---------- Provided material

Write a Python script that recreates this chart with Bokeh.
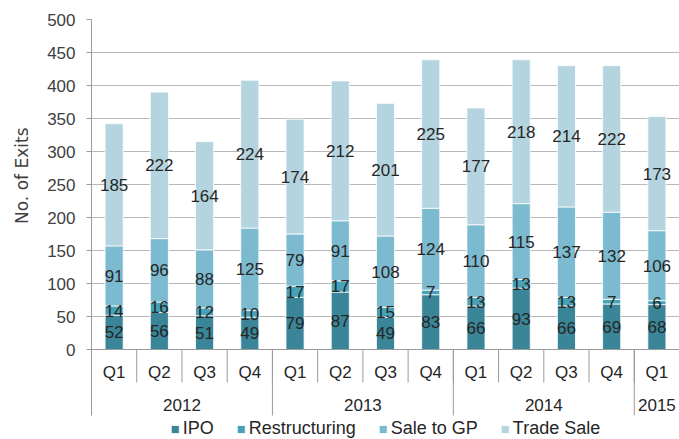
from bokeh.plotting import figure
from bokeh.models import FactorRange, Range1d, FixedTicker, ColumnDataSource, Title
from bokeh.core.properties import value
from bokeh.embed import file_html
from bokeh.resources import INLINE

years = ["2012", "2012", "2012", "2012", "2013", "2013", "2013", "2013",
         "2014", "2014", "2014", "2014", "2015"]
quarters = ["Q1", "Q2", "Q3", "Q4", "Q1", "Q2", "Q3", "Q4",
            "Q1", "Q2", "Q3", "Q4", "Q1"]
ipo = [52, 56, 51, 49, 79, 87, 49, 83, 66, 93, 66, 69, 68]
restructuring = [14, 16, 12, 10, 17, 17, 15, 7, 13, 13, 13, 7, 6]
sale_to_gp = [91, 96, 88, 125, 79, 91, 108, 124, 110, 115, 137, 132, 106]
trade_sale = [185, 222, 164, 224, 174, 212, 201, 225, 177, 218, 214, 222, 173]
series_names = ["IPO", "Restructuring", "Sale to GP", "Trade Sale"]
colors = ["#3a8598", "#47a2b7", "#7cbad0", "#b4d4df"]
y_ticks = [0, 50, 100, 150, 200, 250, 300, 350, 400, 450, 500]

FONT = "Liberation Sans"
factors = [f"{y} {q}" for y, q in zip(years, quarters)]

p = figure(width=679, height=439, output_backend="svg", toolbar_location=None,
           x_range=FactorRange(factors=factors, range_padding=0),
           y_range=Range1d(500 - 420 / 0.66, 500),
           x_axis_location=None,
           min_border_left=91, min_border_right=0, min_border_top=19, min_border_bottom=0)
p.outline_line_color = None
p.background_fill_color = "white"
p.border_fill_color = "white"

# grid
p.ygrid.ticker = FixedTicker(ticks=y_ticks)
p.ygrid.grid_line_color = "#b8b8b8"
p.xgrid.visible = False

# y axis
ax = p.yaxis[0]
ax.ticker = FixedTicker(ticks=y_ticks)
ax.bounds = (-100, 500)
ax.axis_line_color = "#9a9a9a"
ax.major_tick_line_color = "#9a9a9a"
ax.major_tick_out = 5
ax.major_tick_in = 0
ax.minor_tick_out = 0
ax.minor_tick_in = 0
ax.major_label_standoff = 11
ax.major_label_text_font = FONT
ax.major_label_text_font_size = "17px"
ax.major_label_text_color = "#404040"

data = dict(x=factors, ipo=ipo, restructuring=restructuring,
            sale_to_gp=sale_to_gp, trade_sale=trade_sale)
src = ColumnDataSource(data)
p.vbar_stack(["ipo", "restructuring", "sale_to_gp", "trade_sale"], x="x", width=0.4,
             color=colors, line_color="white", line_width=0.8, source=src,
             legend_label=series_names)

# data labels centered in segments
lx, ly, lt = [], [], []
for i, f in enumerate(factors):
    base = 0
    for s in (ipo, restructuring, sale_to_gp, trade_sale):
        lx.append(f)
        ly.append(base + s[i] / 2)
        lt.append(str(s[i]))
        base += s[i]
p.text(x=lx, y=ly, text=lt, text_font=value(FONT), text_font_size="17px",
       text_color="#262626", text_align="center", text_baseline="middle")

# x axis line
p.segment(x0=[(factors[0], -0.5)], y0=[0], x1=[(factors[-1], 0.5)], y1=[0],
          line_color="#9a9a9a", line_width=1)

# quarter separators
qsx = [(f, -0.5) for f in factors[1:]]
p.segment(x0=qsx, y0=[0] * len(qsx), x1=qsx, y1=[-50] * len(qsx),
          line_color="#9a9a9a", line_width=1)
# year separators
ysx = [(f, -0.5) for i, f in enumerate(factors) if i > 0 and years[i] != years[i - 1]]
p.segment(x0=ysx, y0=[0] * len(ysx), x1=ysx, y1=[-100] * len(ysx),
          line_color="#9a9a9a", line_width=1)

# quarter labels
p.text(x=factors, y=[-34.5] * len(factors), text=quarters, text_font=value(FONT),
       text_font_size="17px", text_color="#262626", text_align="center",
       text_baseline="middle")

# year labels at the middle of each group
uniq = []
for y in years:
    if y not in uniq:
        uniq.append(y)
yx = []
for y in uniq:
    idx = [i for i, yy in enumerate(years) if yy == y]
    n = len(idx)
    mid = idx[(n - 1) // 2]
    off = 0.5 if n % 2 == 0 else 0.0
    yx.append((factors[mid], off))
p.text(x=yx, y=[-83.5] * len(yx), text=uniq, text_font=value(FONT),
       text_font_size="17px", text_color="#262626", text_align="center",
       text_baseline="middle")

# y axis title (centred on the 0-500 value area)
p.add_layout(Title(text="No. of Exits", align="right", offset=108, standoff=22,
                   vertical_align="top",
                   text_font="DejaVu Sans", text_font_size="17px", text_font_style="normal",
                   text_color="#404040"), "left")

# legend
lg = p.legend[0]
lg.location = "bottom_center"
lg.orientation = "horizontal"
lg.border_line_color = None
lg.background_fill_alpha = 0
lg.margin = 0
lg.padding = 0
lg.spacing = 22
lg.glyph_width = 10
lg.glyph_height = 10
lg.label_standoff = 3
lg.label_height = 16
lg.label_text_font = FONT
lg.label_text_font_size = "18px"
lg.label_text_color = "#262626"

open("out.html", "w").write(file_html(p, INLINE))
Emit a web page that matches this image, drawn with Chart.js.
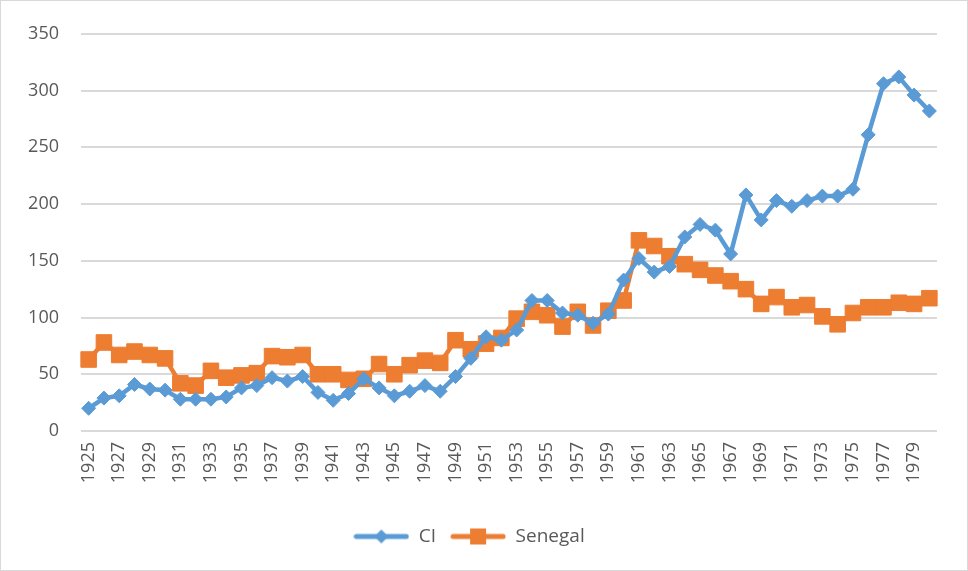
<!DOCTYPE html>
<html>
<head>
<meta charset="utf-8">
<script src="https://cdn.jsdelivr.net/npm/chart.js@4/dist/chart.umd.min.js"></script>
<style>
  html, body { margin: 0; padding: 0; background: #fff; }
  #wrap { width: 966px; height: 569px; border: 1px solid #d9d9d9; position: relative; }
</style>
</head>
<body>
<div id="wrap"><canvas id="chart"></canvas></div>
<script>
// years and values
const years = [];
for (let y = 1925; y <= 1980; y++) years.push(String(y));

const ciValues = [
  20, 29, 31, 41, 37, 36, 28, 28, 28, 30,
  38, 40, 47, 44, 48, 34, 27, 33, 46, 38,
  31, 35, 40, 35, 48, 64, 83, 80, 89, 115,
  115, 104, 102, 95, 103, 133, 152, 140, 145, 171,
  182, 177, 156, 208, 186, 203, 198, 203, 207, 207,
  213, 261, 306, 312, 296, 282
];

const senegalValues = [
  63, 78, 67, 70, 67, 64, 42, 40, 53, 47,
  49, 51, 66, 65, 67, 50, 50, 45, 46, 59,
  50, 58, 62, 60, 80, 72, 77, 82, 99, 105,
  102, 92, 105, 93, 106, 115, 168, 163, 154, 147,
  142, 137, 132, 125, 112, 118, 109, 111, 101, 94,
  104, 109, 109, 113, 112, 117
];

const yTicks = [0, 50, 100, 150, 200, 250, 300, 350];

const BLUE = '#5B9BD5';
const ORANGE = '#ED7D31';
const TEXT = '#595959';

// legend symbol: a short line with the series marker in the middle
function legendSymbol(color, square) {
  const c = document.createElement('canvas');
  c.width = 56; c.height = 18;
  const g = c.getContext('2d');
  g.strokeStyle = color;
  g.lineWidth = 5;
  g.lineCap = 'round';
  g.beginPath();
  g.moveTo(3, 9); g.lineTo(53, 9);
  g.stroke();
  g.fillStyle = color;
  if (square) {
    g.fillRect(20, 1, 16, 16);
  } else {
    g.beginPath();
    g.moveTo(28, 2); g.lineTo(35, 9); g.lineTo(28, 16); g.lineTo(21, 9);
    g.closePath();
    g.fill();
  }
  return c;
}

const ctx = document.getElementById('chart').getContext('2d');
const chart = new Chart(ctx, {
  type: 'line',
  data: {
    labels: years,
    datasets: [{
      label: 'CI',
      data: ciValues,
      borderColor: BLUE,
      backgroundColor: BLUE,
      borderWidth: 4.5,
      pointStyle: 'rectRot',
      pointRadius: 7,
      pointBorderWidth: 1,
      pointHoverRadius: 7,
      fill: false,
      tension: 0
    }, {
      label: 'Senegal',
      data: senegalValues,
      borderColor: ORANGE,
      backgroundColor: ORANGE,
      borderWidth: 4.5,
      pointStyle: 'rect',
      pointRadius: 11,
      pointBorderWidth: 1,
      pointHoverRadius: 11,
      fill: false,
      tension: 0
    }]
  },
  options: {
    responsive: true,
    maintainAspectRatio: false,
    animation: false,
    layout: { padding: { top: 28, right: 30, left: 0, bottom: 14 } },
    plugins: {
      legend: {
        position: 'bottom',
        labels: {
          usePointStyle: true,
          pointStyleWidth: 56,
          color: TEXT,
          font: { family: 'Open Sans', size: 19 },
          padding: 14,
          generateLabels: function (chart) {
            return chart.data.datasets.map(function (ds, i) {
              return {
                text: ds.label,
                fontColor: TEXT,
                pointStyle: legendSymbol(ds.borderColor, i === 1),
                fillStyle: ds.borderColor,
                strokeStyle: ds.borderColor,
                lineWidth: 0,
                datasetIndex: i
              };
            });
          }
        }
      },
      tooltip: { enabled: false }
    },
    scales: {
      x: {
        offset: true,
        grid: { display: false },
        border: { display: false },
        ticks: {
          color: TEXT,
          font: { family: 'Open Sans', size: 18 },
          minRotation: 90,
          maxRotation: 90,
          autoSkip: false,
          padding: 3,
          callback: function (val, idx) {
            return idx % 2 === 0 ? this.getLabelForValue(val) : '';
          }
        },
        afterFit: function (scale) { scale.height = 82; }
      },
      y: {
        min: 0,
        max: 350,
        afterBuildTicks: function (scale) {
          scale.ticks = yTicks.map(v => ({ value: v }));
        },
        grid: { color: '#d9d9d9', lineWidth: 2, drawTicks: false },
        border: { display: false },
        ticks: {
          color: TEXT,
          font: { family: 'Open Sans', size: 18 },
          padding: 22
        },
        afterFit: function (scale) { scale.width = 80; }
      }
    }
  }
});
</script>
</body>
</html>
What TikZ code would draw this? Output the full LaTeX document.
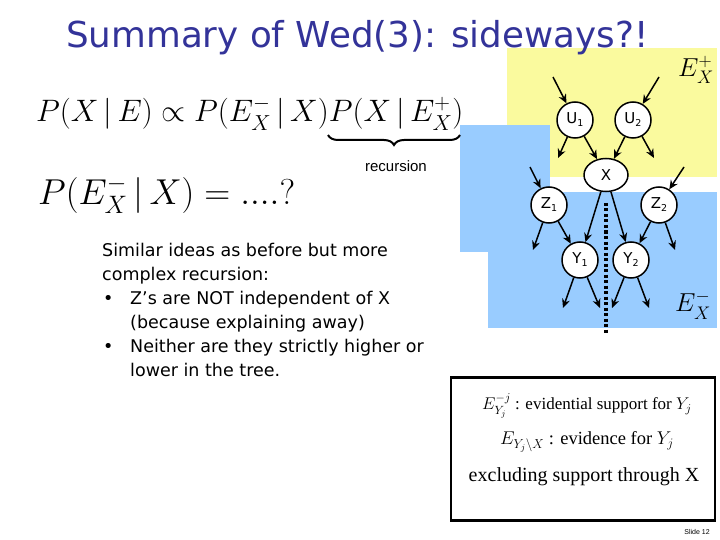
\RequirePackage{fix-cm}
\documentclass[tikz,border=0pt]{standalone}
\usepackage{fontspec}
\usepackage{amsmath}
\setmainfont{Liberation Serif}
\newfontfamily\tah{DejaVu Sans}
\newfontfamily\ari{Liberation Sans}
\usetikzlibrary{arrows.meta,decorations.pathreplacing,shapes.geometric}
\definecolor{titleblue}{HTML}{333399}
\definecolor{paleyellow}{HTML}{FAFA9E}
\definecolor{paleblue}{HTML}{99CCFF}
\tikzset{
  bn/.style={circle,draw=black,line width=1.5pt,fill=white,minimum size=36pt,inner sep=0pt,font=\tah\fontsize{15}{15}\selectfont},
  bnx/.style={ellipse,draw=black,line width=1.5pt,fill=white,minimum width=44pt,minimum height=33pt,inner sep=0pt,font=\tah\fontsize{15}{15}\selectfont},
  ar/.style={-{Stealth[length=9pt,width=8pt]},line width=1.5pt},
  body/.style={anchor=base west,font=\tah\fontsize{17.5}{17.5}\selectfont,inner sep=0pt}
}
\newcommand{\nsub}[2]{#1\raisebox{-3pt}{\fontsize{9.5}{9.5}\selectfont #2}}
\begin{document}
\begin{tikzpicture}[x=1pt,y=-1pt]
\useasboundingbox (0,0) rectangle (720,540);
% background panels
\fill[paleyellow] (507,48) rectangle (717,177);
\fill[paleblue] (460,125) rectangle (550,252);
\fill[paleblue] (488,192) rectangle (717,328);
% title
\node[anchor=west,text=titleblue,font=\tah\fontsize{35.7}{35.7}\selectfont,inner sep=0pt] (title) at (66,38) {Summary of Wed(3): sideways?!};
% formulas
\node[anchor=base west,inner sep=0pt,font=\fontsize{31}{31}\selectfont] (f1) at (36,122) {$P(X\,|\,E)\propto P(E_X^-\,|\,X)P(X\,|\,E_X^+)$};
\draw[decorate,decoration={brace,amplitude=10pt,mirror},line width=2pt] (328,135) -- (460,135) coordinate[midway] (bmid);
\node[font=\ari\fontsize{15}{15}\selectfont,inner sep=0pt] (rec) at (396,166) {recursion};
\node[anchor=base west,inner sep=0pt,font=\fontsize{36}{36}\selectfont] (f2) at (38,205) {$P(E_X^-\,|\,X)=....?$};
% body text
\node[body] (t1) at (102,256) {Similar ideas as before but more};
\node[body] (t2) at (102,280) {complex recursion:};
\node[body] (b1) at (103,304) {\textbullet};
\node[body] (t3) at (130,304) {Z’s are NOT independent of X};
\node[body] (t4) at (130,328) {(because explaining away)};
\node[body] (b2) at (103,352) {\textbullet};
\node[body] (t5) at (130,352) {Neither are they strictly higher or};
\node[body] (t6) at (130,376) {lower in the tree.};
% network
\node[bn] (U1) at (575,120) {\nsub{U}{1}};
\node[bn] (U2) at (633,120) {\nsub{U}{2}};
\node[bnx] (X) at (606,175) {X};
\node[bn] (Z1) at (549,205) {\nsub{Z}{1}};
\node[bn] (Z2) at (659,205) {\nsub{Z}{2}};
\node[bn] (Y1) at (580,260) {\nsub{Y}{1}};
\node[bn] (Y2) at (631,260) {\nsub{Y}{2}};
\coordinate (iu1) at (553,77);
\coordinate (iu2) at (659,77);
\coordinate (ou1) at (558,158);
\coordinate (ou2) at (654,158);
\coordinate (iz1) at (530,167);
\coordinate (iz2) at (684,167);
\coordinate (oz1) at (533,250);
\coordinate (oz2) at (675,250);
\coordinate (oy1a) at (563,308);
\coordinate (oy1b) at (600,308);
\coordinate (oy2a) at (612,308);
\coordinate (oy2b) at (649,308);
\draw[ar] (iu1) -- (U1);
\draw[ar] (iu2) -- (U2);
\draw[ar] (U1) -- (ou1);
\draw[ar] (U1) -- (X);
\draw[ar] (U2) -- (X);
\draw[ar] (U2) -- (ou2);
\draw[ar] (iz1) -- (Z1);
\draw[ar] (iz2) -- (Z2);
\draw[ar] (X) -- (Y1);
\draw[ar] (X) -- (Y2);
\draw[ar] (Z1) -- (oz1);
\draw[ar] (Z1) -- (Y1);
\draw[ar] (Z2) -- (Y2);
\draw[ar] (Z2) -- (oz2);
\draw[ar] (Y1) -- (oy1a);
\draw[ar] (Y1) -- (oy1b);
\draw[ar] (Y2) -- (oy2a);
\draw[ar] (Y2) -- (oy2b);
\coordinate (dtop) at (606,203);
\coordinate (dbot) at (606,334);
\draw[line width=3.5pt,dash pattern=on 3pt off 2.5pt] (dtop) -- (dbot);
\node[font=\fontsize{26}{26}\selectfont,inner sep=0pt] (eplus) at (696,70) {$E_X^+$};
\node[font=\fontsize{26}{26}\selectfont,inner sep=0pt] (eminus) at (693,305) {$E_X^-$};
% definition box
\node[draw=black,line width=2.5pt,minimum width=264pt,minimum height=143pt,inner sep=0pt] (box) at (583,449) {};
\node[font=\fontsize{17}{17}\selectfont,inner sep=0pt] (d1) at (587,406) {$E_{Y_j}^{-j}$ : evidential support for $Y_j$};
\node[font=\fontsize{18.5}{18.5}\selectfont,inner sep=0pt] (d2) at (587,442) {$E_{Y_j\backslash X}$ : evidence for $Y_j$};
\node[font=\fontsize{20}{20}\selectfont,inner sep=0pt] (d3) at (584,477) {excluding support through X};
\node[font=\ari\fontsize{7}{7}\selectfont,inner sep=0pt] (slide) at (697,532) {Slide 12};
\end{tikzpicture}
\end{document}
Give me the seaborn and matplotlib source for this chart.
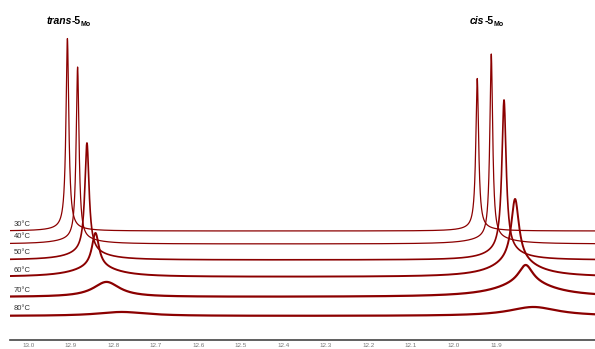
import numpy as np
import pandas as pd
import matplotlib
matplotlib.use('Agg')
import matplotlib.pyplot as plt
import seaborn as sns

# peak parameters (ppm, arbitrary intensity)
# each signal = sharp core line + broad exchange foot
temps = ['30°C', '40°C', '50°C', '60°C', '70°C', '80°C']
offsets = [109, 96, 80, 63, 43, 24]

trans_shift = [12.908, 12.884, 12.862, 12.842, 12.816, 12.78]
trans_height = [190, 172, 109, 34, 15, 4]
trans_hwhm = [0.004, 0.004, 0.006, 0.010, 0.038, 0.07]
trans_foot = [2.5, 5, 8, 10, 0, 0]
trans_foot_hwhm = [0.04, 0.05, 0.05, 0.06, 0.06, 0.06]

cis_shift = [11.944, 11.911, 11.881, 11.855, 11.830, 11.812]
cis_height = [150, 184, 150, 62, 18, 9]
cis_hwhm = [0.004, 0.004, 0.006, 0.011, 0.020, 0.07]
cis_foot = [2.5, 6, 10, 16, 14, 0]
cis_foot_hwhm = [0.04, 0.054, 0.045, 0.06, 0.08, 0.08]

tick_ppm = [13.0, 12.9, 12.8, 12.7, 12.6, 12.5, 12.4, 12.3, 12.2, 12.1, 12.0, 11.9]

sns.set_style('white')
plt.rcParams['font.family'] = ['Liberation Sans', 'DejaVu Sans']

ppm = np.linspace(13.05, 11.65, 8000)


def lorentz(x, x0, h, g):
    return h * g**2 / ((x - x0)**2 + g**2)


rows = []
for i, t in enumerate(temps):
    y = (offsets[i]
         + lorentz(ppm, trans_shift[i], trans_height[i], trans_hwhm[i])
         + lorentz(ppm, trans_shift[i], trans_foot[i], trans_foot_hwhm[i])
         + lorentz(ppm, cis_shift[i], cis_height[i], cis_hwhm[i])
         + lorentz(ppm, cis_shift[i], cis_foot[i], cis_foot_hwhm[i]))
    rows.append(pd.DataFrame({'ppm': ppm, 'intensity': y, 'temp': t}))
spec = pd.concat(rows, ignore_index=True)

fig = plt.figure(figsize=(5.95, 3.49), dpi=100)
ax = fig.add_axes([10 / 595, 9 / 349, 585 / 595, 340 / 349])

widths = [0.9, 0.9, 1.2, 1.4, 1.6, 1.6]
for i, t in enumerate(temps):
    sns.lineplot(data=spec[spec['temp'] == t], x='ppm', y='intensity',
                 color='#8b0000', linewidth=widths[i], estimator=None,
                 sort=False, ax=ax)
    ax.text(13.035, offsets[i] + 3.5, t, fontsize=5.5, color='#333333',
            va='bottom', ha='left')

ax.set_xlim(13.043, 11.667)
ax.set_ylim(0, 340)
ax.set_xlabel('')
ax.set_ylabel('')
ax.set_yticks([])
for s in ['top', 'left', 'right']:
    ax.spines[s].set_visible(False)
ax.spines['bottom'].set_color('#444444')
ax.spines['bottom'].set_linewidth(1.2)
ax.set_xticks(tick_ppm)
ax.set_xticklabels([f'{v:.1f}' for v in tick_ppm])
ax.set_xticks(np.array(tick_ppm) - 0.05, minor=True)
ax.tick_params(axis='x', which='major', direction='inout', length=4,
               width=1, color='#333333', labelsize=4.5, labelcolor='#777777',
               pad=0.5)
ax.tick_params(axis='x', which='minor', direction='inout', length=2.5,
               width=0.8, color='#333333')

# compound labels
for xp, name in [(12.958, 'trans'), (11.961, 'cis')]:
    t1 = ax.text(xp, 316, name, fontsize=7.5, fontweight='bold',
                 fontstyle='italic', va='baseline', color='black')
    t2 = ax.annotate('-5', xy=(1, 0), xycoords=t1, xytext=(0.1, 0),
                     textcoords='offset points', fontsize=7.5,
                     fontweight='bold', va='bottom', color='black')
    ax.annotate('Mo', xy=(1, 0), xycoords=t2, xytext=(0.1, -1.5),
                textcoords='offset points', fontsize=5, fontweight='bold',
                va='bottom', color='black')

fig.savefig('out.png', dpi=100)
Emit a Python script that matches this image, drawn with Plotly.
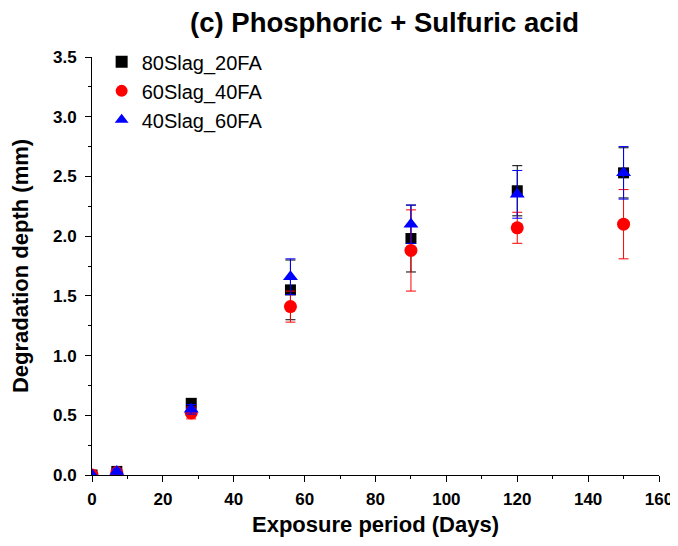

--------------------

◆ **Exercise**:
From the entries above, copy every line containing the word "that".

◆ **Exercise answer**:
Write a Python script that recreates this chart with Bokeh.
Emit a web page that matches this image, drawn with Chart.js.
Emit a Python script that matches this image, drawn with Plotly.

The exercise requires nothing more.